Start of Task data
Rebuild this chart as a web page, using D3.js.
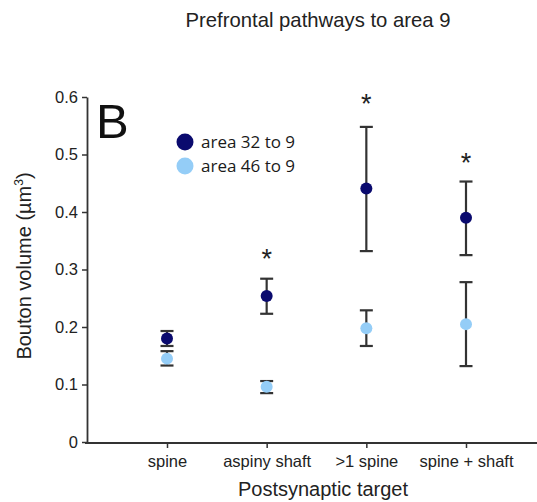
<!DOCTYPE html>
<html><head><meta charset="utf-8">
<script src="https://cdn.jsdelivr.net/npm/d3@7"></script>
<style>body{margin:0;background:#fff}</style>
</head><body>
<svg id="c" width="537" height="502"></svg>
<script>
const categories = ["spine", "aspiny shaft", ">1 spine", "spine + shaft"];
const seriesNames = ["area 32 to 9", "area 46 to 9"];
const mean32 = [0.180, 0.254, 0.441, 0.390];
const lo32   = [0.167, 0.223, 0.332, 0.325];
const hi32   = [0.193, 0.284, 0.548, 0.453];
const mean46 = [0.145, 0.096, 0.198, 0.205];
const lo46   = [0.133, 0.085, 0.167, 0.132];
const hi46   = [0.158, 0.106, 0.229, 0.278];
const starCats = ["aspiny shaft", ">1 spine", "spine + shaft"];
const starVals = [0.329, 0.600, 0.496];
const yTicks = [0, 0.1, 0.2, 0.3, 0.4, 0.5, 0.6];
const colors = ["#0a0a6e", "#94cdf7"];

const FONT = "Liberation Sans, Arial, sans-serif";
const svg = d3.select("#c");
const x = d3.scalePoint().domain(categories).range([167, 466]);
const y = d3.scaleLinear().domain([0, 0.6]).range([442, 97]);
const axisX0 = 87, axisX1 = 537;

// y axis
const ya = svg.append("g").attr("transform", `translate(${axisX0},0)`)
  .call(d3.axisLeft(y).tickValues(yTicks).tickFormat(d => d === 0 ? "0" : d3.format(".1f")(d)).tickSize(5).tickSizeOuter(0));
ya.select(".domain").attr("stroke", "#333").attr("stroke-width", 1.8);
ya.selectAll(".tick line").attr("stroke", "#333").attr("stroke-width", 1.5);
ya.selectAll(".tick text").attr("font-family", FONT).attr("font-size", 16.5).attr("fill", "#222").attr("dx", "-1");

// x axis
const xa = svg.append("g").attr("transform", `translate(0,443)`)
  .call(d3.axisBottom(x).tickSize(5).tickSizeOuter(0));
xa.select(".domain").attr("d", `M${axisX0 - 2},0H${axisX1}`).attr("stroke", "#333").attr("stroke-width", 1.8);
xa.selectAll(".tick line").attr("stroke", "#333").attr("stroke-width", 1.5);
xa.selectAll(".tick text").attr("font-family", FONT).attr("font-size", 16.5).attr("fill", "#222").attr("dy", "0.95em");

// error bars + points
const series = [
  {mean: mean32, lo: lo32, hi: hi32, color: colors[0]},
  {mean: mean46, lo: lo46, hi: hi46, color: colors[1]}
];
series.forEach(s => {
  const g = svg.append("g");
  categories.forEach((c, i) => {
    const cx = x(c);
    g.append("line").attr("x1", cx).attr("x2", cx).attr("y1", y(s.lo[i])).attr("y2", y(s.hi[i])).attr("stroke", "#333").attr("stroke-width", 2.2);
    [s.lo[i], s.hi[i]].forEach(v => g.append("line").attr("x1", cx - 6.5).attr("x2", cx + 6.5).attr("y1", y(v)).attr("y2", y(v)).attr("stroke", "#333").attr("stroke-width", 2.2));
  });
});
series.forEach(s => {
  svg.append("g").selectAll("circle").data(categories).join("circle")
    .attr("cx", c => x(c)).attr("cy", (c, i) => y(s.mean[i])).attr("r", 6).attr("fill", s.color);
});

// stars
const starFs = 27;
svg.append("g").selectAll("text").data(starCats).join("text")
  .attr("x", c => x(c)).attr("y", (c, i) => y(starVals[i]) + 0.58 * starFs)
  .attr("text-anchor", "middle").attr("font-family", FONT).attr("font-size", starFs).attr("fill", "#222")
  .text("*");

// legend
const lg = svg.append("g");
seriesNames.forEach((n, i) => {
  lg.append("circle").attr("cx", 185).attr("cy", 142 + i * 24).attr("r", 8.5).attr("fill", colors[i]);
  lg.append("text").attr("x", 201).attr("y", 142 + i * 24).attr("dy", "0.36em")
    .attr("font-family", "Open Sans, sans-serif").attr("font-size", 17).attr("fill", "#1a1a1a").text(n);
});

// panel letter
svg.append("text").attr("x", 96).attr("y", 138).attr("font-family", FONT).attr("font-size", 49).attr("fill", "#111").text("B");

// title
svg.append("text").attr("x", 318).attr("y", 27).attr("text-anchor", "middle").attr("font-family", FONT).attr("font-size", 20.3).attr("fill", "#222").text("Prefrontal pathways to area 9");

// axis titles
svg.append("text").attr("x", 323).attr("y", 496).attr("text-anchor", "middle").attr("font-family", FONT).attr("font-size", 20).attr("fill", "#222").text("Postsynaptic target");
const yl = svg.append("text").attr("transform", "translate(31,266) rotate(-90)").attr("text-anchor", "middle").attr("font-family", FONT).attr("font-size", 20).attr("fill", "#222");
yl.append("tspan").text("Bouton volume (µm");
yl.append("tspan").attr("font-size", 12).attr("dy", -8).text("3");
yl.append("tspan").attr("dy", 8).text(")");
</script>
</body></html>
End of Task data
Start of Task data
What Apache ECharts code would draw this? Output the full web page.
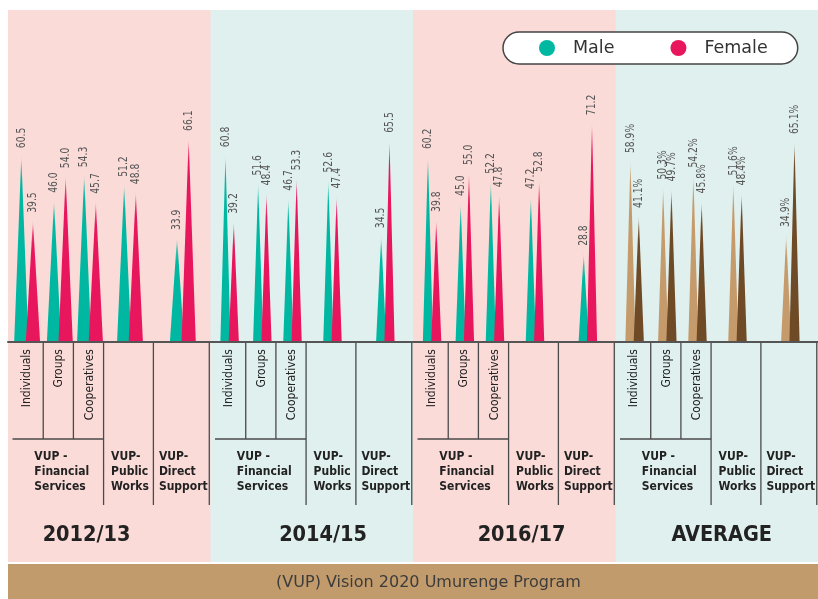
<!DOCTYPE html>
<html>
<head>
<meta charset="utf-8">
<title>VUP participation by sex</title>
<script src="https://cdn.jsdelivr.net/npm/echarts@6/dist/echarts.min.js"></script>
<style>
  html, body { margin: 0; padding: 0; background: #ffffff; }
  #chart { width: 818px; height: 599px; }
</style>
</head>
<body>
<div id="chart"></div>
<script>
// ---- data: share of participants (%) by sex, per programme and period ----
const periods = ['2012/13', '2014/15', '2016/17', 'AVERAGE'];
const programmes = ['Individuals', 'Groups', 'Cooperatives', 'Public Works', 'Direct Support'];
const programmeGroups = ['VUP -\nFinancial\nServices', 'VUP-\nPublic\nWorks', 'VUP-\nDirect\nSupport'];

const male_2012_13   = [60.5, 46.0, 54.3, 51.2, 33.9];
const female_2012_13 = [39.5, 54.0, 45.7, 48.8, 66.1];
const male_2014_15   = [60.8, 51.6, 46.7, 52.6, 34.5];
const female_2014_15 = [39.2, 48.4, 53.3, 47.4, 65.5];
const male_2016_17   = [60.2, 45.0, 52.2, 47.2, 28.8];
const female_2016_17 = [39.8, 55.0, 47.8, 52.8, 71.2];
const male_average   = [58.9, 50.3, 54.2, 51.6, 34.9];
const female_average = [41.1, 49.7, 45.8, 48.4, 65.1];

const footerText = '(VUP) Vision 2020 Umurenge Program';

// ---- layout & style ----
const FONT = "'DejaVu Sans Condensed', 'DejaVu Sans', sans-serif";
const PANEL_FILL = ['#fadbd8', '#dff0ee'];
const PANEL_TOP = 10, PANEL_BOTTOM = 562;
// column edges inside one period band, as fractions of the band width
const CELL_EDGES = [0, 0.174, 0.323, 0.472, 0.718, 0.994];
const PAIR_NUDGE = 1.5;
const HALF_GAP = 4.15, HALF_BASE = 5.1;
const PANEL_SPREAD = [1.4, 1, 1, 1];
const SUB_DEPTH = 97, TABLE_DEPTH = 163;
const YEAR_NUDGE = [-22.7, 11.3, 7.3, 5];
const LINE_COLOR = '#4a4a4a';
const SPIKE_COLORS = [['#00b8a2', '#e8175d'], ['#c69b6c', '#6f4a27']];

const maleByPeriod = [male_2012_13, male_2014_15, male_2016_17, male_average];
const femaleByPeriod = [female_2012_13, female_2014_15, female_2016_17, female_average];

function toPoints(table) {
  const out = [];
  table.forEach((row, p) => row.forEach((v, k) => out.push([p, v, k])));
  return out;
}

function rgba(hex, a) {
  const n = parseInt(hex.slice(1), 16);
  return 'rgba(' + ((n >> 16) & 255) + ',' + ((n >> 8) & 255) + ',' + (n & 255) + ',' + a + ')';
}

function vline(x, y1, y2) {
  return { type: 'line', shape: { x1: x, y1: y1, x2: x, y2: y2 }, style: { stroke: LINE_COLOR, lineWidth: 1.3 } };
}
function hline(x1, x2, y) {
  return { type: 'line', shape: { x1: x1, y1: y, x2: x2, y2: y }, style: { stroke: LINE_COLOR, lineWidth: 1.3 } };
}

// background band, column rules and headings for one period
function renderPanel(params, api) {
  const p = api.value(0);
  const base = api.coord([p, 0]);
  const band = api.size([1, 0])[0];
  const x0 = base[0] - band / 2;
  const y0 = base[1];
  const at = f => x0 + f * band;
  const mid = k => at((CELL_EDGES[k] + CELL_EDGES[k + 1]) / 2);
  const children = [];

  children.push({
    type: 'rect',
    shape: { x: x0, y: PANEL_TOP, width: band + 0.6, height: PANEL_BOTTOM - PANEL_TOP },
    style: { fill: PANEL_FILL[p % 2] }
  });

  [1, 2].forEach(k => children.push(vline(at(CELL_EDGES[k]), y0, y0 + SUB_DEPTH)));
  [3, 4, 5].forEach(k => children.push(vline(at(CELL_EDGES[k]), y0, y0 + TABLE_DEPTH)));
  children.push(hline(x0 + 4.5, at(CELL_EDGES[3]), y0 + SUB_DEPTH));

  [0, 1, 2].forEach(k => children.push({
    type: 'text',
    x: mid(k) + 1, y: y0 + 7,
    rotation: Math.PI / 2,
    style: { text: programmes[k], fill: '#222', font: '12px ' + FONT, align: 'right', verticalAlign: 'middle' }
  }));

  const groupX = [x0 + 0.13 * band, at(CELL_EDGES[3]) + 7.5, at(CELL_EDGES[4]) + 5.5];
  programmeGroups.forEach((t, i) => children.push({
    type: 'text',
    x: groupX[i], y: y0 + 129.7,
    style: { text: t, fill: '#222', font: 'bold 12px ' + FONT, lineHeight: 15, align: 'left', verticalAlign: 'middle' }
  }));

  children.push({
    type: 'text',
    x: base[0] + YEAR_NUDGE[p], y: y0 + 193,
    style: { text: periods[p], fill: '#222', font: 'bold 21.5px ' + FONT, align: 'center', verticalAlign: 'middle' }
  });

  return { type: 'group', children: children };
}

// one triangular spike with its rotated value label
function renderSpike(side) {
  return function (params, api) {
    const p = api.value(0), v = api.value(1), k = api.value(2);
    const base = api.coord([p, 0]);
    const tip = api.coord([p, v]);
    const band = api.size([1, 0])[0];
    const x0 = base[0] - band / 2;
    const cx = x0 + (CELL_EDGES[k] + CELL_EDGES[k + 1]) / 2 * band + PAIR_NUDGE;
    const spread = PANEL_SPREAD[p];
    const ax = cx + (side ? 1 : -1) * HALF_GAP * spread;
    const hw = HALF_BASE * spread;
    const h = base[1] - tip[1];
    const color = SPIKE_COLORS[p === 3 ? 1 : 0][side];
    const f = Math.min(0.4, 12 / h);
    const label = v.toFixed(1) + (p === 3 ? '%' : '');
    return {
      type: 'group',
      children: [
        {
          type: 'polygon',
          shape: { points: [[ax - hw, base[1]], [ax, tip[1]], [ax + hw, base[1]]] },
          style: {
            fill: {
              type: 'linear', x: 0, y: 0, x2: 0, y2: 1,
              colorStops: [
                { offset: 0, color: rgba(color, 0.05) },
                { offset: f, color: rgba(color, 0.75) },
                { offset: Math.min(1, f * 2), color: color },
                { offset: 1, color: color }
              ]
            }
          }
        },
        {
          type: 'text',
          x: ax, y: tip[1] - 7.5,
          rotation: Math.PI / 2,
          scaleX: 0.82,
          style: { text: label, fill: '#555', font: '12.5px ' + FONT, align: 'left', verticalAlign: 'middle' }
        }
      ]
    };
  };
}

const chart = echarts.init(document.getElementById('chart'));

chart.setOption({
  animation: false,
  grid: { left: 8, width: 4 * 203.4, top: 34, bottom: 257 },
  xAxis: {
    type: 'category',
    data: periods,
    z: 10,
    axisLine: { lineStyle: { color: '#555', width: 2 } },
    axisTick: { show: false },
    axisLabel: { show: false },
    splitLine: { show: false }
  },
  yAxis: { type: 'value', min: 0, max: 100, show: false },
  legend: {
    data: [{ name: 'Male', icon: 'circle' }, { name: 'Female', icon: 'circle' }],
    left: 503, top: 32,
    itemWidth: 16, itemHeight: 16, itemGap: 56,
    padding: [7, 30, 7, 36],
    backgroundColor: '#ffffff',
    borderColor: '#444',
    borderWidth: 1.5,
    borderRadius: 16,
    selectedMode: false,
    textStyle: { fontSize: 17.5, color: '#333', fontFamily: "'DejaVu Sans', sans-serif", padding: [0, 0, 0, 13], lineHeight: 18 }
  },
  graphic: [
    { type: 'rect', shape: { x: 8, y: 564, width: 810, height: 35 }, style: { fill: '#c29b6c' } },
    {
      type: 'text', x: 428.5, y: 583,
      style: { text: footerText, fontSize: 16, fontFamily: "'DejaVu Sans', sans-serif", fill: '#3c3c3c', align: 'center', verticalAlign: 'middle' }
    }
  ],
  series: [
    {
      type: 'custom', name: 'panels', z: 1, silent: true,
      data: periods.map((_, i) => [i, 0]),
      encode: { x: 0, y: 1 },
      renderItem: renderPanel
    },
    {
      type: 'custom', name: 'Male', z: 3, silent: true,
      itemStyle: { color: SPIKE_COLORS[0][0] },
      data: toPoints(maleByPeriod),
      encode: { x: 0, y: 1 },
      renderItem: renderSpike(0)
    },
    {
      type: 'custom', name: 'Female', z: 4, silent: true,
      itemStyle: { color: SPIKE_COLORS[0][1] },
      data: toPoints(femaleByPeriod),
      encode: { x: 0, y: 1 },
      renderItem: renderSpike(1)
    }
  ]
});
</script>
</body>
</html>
End of Task data
● Required task
Copy the lines above exactly, starting at the one with "What Apache ECharts" and ending at the one with "[['#00b8a2', '#e8175d'], ['#c69b6c', '#6f4a27']];", both included. Leave out any pictures and add nothing else.

● Exercise result
What Apache ECharts code would draw this? Output the full web page.
<!DOCTYPE html>
<html>
<head>
<meta charset="utf-8">
<title>VUP participation by sex</title>
<script src="https://cdn.jsdelivr.net/npm/echarts@6/dist/echarts.min.js"></script>
<style>
  html, body { margin: 0; padding: 0; background: #ffffff; }
  #chart { width: 818px; height: 599px; }
</style>
</head>
<body>
<div id="chart"></div>
<script>
// ---- data: share of participants (%) by sex, per programme and period ----
const periods = ['2012/13', '2014/15', '2016/17', 'AVERAGE'];
const programmes = ['Individuals', 'Groups', 'Cooperatives', 'Public Works', 'Direct Support'];
const programmeGroups = ['VUP -\nFinancial\nServices', 'VUP-\nPublic\nWorks', 'VUP-\nDirect\nSupport'];

const male_2012_13   = [60.5, 46.0, 54.3, 51.2, 33.9];
const female_2012_13 = [39.5, 54.0, 45.7, 48.8, 66.1];
const male_2014_15   = [60.8, 51.6, 46.7, 52.6, 34.5];
const female_2014_15 = [39.2, 48.4, 53.3, 47.4, 65.5];
const male_2016_17   = [60.2, 45.0, 52.2, 47.2, 28.8];
const female_2016_17 = [39.8, 55.0, 47.8, 52.8, 71.2];
const male_average   = [58.9, 50.3, 54.2, 51.6, 34.9];
const female_average = [41.1, 49.7, 45.8, 48.4, 65.1];

const footerText = '(VUP) Vision 2020 Umurenge Program';

// ---- layout & style ----
const FONT = "'DejaVu Sans Condensed', 'DejaVu Sans', sans-serif";
const PANEL_FILL = ['#fadbd8', '#dff0ee'];
const PANEL_TOP = 10, PANEL_BOTTOM = 562;
// column edges inside one period band, as fractions of the band width
const CELL_EDGES = [0, 0.174, 0.323, 0.472, 0.718, 0.994];
const PAIR_NUDGE = 1.5;
const HALF_GAP = 4.15, HALF_BASE = 5.1;
const PANEL_SPREAD = [1.4, 1, 1, 1];
const SUB_DEPTH = 97, TABLE_DEPTH = 163;
const YEAR_NUDGE = [-22.7, 11.3, 7.3, 5];
const LINE_COLOR = '#4a4a4a';
const SPIKE_COLORS = [['#00b8a2', '#e8175d'], ['#c69b6c', '#6f4a27']];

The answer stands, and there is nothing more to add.